Furthermore, the broad approach is a lot more flexible than the stricter approach and as Tipping J stated in Chirnside it is undesirable to adopt rigid equitable approaches unless the justification for such an approach is compelling.  The reason for that is that one of the foundational aspects of equity was its remedial flexibility in that it was first developed to address the rigour and rigidity of the common law.  The way in which one typically makes such an argument is to suggest that the rigidity of the stricter approach tends towards much greater certainty, which is particularly desirable due to the significant vulnerability and broad liability involved in the application of the approach, and as such it is necessary in the overall interests of justice to adopt a rigid approach.  In this case, while adopting the stricter approach would create more certainty it is not particularly important to do so here because the burden of proof is on defendants who will have breached some of their obligations and allowances are usually modest.  Accordingly, there is no compelling reason in this regard to adopt a stricter approach.

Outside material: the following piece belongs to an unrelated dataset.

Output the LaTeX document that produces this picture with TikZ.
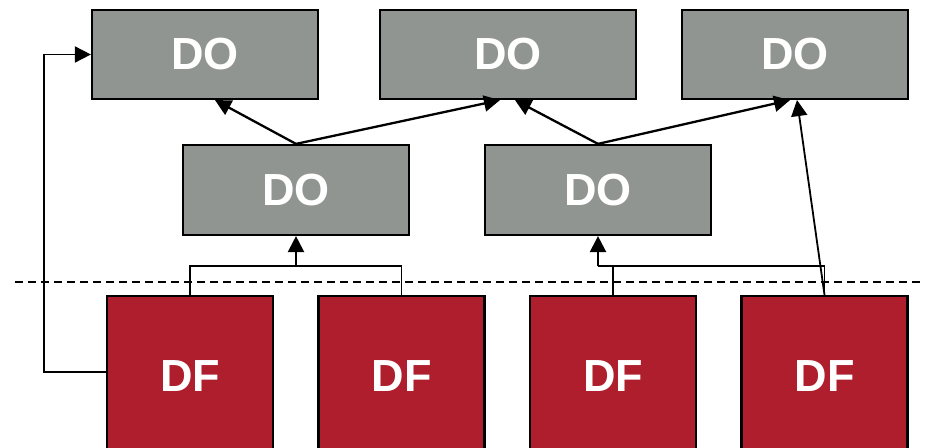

An argument that is frequently postulated in favour of a stricter approach is that such an approach will be more effective in deterring fiduciaries from acting in breach of their duties. It seems farfetched to suggest that a defaulting fiduciary will not engage in certain behaviour for fear that it will be unremunerated. Indeed, many cases show that a fiduciary will engage in conduct in breach of duty regardless of the potential sanction.  Moreover, if equity’s true goal was deterrence then a defaulting trustee would not be allowed to retain a proportion of the profit made from acquiring an asset with mixed funds.  Also, courts that adopt the broad approach still pay regard to this concern by exercising restraint when they calculate the allowance.  Thus, it seems unsound to not adopt a broad approach based on notions of deterrence.
It is sometimes argued that allowances should never be granted because the making of an allowance means that there is no sanction for the defendant’s conduct. This argument is ill-conceived. The purpose of an allowance is to properly fix compensation or damages on the basis of disgorgement of profits properly analysed, not to apply a sanction or punishment for the breach of duty. 
In conclusion, it is clear that the approaches taken by Elias CJ and Tipping and Blanchard JJ are very distinct and will reasonably frequently lead to differing results, as in Chirnside  itself. It is this author’s opinion that the broad approach used by Tipping and Blanchard JJ is the more appropriate approach because it is more in line with foundational aspects of equity and the arguments in favour of the strict approach are not compelling enough to go against that. Given the main judgment in Chirnside  , and Estate Realities  , it is likely that the broad approach will be used in New Zealand for the foreseeable future.